WORK INSTRUCTIONS: Each line below must be set down exactly; omit any image you find.

DATA FOR THE TASK:
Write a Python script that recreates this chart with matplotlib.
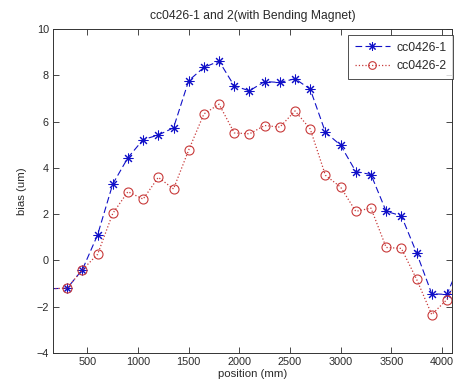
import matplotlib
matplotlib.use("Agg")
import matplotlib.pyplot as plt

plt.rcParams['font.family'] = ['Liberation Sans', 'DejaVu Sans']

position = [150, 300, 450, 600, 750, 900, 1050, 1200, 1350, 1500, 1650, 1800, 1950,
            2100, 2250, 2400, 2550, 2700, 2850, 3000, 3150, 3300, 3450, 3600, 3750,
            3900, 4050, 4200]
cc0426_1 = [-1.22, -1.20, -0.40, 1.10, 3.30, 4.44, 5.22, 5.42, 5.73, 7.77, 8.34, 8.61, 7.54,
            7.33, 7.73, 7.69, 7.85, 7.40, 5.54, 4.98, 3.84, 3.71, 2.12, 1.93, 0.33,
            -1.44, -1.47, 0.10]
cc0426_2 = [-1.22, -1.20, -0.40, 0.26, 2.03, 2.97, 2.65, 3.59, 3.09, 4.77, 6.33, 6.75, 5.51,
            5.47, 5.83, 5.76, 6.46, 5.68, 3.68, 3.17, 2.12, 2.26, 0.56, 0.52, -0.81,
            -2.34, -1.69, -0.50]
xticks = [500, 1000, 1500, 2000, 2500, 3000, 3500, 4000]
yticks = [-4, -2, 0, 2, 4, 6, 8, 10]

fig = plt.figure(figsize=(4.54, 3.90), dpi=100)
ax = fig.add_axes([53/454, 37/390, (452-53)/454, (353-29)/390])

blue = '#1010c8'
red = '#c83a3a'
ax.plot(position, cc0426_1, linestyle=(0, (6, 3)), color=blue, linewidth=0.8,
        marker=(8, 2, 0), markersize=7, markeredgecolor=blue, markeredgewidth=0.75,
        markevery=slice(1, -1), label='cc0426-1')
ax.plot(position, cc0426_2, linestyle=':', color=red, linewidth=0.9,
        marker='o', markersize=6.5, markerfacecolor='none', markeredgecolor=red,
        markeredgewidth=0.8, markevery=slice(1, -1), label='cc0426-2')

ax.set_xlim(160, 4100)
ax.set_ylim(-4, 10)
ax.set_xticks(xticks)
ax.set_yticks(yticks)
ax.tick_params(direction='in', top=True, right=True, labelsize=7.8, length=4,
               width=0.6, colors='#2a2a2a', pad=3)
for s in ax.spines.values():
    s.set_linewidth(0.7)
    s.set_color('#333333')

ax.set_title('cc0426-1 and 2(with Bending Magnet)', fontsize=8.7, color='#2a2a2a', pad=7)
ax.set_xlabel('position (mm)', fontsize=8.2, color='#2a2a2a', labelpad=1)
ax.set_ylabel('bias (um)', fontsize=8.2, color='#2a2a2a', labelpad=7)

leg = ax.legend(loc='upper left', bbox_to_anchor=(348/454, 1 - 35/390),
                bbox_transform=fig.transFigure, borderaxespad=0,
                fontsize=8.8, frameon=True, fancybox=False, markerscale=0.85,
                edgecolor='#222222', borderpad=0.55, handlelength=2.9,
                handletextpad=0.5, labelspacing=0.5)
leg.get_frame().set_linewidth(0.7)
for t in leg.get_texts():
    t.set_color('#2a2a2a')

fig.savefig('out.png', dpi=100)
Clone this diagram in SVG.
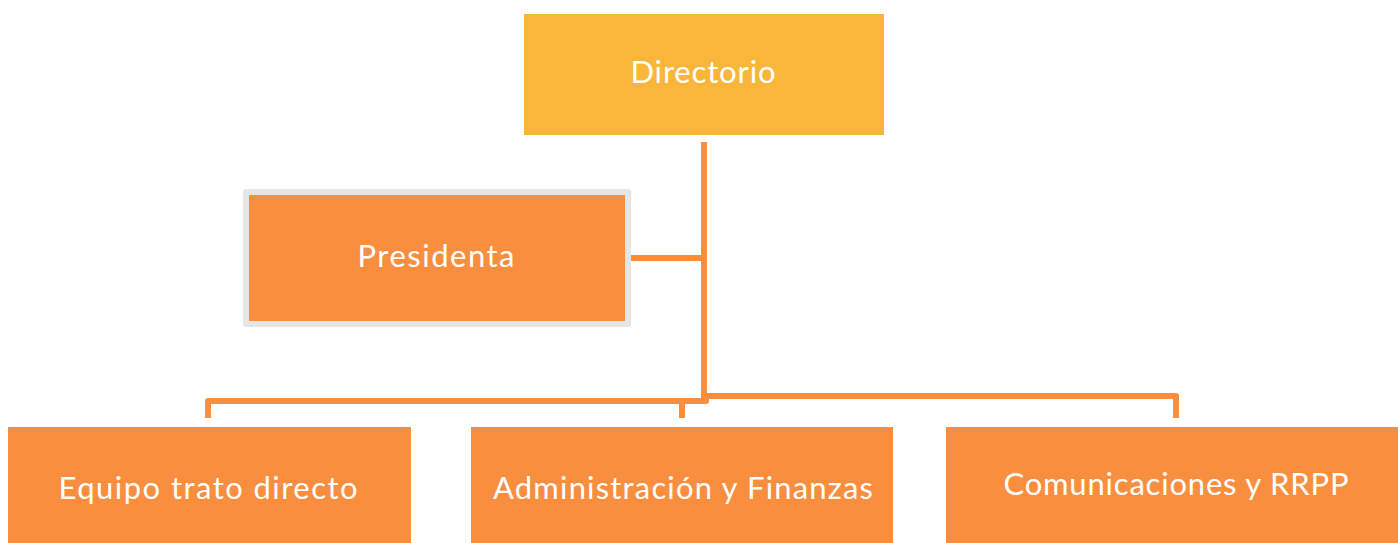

FINAL RESULT:
Write a Python script that recreates this chart with matplotlib.
import matplotlib
matplotlib.use("Agg")
import matplotlib.pyplot as plt

plt.rcParams['font.family'] = ['Liberation Sans', 'DejaVu Sans']

position = [150, 300, 450, 600, 750, 900, 1050, 1200, 1350, 1500, 1650, 1800, 1950,
            2100, 2250, 2400, 2550, 2700, 2850, 3000, 3150, 3300, 3450, 3600, 3750,
            3900, 4050, 4200]
cc0426_1 = [-1.22, -1.20, -0.40, 1.10, 3.30, 4.44, 5.22, 5.42, 5.73, 7.77, 8.34, 8.61, 7.54,
            7.33, 7.73, 7.69, 7.85, 7.40, 5.54, 4.98, 3.84, 3.71, 2.12, 1.93, 0.33,
            -1.44, -1.47, 0.10]
cc0426_2 = [-1.22, -1.20, -0.40, 0.26, 2.03, 2.97, 2.65, 3.59, 3.09, 4.77, 6.33, 6.75, 5.51,
            5.47, 5.83, 5.76, 6.46, 5.68, 3.68, 3.17, 2.12, 2.26, 0.56, 0.52, -0.81,
            -2.34, -1.69, -0.50]
xticks = [500, 1000, 1500, 2000, 2500, 3000, 3500, 4000]
yticks = [-4, -2, 0, 2, 4, 6, 8, 10]

fig = plt.figure(figsize=(4.54, 3.90), dpi=100)
ax = fig.add_axes([53/454, 37/390, (452-53)/454, (353-29)/390])

blue = '#1010c8'
red = '#c83a3a'
ax.plot(position, cc0426_1, linestyle=(0, (6, 3)), color=blue, linewidth=0.8,
        marker=(8, 2, 0), markersize=7, markeredgecolor=blue, markeredgewidth=0.75,
        markevery=slice(1, -1), label='cc0426-1')
ax.plot(position, cc0426_2, linestyle=':', color=red, linewidth=0.9,
        marker='o', markersize=6.5, markerfacecolor='none', markeredgecolor=red,
        markeredgewidth=0.8, markevery=slice(1, -1), label='cc0426-2')

ax.set_xlim(160, 4100)
ax.set_ylim(-4, 10)
ax.set_xticks(xticks)
ax.set_yticks(yticks)
ax.tick_params(direction='in', top=True, right=True, labelsize=7.8, length=4,
               width=0.6, colors='#2a2a2a', pad=3)
for s in ax.spines.values():
    s.set_linewidth(0.7)
    s.set_color('#333333')

ax.set_title('cc0426-1 and 2(with Bending Magnet)', fontsize=8.7, color='#2a2a2a', pad=7)
ax.set_xlabel('position (mm)', fontsize=8.2, color='#2a2a2a', labelpad=1)
ax.set_ylabel('bias (um)', fontsize=8.2, color='#2a2a2a', labelpad=7)

leg = ax.legend(loc='upper left', bbox_to_anchor=(348/454, 1 - 35/390),
                bbox_transform=fig.transFigure, borderaxespad=0,
                fontsize=8.8, frameon=True, fancybox=False, markerscale=0.85,
                edgecolor='#222222', borderpad=0.55, handlelength=2.9,
                handletextpad=0.5, labelspacing=0.5)
leg.get_frame().set_linewidth(0.7)
for t in leg.get_texts():
    t.set_color('#2a2a2a')

fig.savefig('out.png', dpi=100)
Clone this diagram in SVG.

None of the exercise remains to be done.